Twenty-year follow-up of statins in children with familial hypercholesterolemia
New England Journal of Medicine Oct 24, 2019
Luirink IK, Wiegman A, Kusters DM, et al. - Given the established short-term efficacy of statin therapy in children with familial hypercholesterolemia, which is characterized by severely elevated low-density lipoprotein (LDL) cholesterol levels and premature cardiovascular disease, researchers reported a 20-year follow-up study of statin therapy in children to assess changes in the risk of cardiovascular disease in long term.

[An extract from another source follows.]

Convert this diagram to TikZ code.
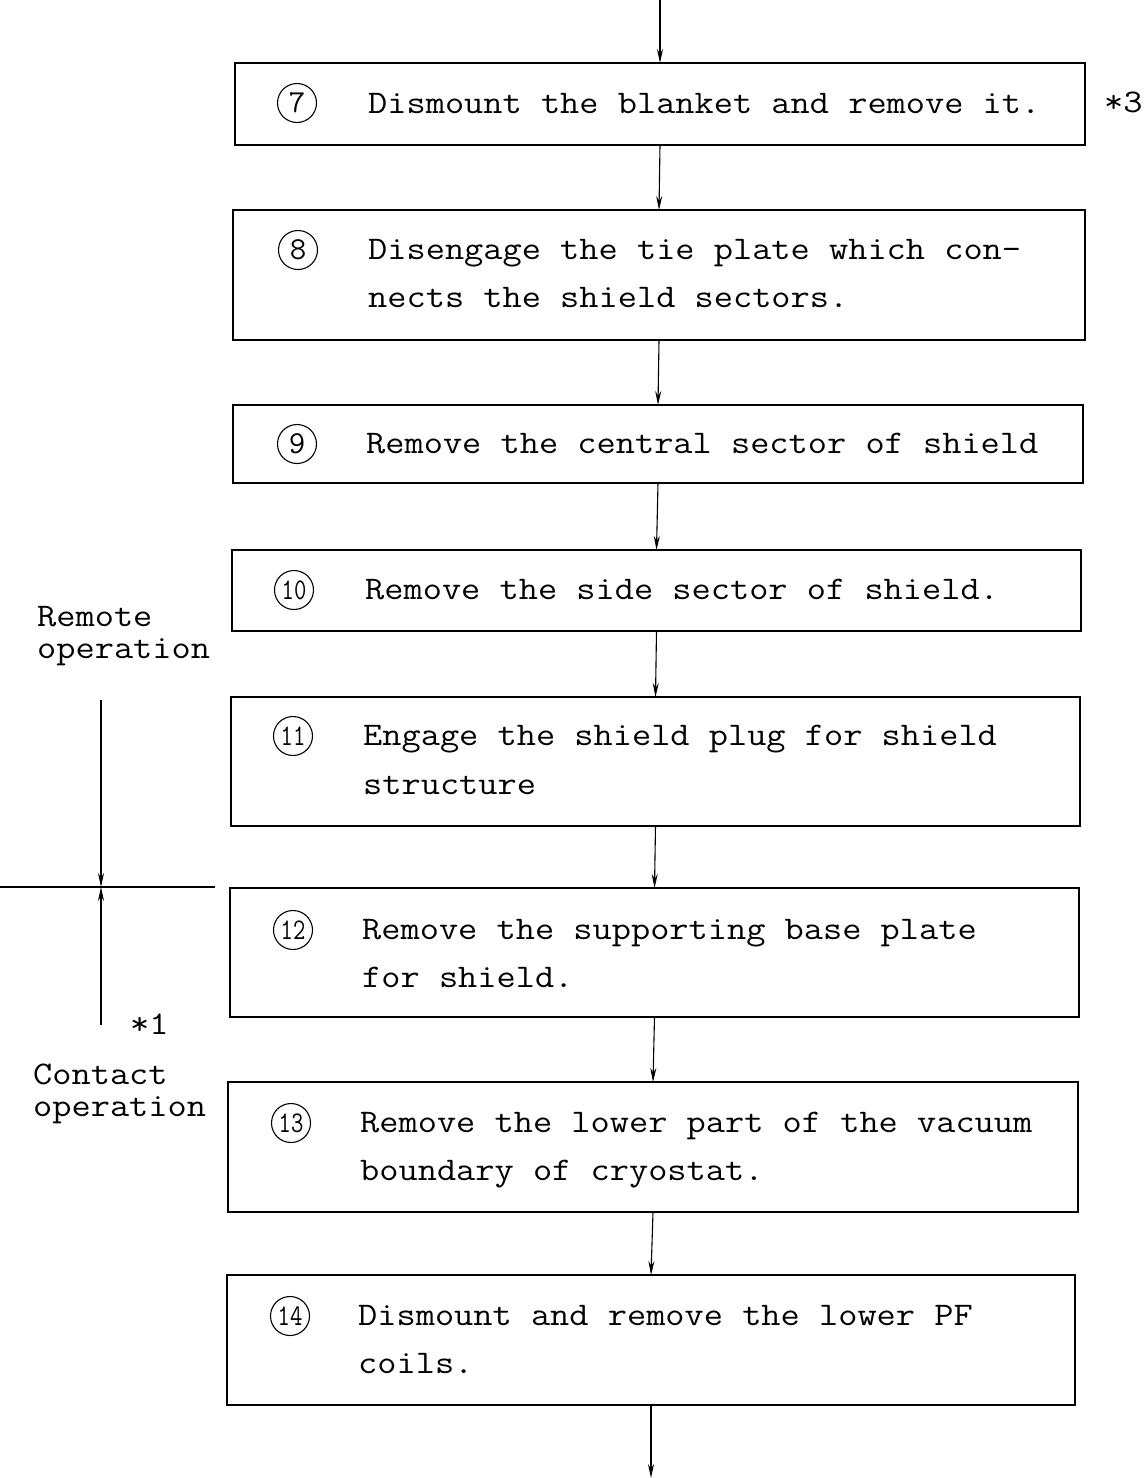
\documentclass[tikz,border=0pt]{standalone}
\usepackage{fontspec}
\usepackage{graphicx}
\usetikzlibrary{arrows.meta}
\newcommand{\narrowdigits}[1]{\scalebox{0.8}[1]{#1}}
\newcommand{\tx}[1]{\scalebox{1.13}[1]{#1}}
\begin{document}
\begin{tikzpicture}[x=1pt,y=-1pt,
  box/.style={draw, line width=1.2pt, inner sep=0pt, outer sep=0pt},
  txt/.style={anchor=base west, inner sep=0pt, font=\ttfamily\fontsize{33}{48}\selectfont},
  circ/.style={draw, circle, line width=1.1pt, minimum size=39pt, inner sep=0pt, font=\ttfamily\fontsize{32}{32}\selectfont},
  circw/.style={circ, font=\ttfamily\fontsize{30}{30}\selectfont},
  arr/.style={line width=1.1pt, -{Stealth[length=14pt,width=6pt]}},
  ln/.style={line width=1.1pt}]
\useasboundingbox (0,0) rectangle (1147,1478);

% boxes
\node[box, minimum width=850pt, minimum height=82pt] (b7) at (660,104) {};
\node[box, minimum width=852pt, minimum height=130pt] (b8) at (659,275) {};
\node[box, minimum width=850pt, minimum height=78pt] (b9) at (658,444) {};
\node[box, minimum width=849pt, minimum height=81pt] (b10) at (656.5,590.5) {};
\node[box, minimum width=849pt, minimum height=129pt] (b11) at (655.5,761.5) {};
\node[box, minimum width=849pt, minimum height=129pt] (b12) at (654.5,952.5) {};
\node[box, minimum width=850pt, minimum height=130pt] (b13) at (653,1147) {};
\node[box, minimum width=848pt, minimum height=130pt] (b14) at (651,1340) {};

% circled numbers
\node[circ] (c7) at (297,103) {7};
\node[circ] (c8) at (298,250) {8};
\node[circ] (c9) at (297,444) {9};
\node[circw] (c10) at (294,590) {\narrowdigits{10}};
\node[circw] (c11) at (293,736) {\narrowdigits{11}};
\node[circw] (c12) at (293,930) {\narrowdigits{12}};
\node[circw] (c13) at (291,1123) {\narrowdigits{13}};
\node[circw] (c14) at (290,1316) {\narrowdigits{14}};

% texts
\node[txt] (t7) at (368,113) {\tx{Dismount the blanket and remove it.}};
\node[txt] (t8a) at (368,259) {\tx{Disengage the tie plate which con-}};
\node[txt] (t8b) at (368,307) {\tx{nects the shield sectors.}};
\node[txt] (t9) at (366,453) {\tx{Remove the central sector of shield}};
\node[txt] (t10) at (365,599) {\tx{Remove the side sector of shield.}};
\node[txt] (t11a) at (363,745) {\tx{Engage the shield plug for shield}};
\node[txt] (t11b) at (363,794) {\tx{structure}};
\node[txt] (t12a) at (362,939) {\tx{Remove the supporting base plate}};
\node[txt] (t12b) at (362,987) {\tx{for shield.}};
\node[txt] (t13a) at (360,1132) {\tx{Remove the lower part of the vacuum}};
\node[txt] (t13b) at (360,1180) {\tx{boundary of cryostat.}};
\node[txt] (t14a) at (358,1325) {\tx{Dismount and remove the lower PF}};
\node[txt] (t14b) at (358,1373) {\tx{coils.}};

\node[txt] (s3) at (1104,112) {\tx{*3}};
\node[txt] (s1) at (130,1034) {\tx{*1}};
\node[txt] (rem1) at (37,626) {\tx{Remote}};
\node[txt] (rem2) at (37,658) {\tx{operation}};
\node[txt] (con1) at (33,1084) {\tx{Contact}};
\node[txt] (con2) at (33,1116) {\tx{operation}};

% flow connectors
\coordinate (top) at (660,0);
\coordinate (bot) at (651,1478);
\draw[arr] (top) -- (b7.north);
\draw[arr] (b7.south) -- (b8.north);
\draw[arr] (b8.south) -- (b9.north);
\draw[arr] (b9.south) -- (b10.north);
\draw[arr] (b10.south) -- (b11.north);
\draw[arr] (b11.south) -- (b12.north);
\draw[arr] (b12.south) -- (b13.north);
\draw[arr] (b13.south) -- (b14.north);
\draw[arr] (b14.south) -- (bot);

% remote / contact boundary
\coordinate (rtop) at (101,700);
\coordinate (cross) at (101,887);
\coordinate (cbot) at (101,1025);
\coordinate (hl) at (0,887);
\coordinate (hr) at (215,887);
\draw[ln] (hl) -- (hr);
\draw[arr] (rtop) -- (cross);
\draw[arr] (cbot) -- (cross);
\end{tikzpicture}
\end{document}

Of 214 patients with familial hypercholesterolemia (genetically confirmed in 98% of the patients), who previously participated in a placebo-controlled trial evaluating the 2-year efficacy and safety of pravastatin, together with their 95 unaffected siblings, were invited for follow-up; 184 of 214 patients with familial hypercholesterolemia (86%) and 77 of 95 siblings (81%) were examined in follow-up. The analysis revealed slowing down of the progression of carotid intima-media thickness and reduction in the risk of cardiovascular disease in adulthood in relation to the initiation of statin therapy in patients with familial hypercholesterolemia was done during childhood. Overall they observed the lower cumulative incidence of cardiovascular events and of death from cardiovascular causes at 39 years of age among the patients with familial hypercholesterolemia than among their affected parents (1% vs 26% and 0% vs 7%, respectively).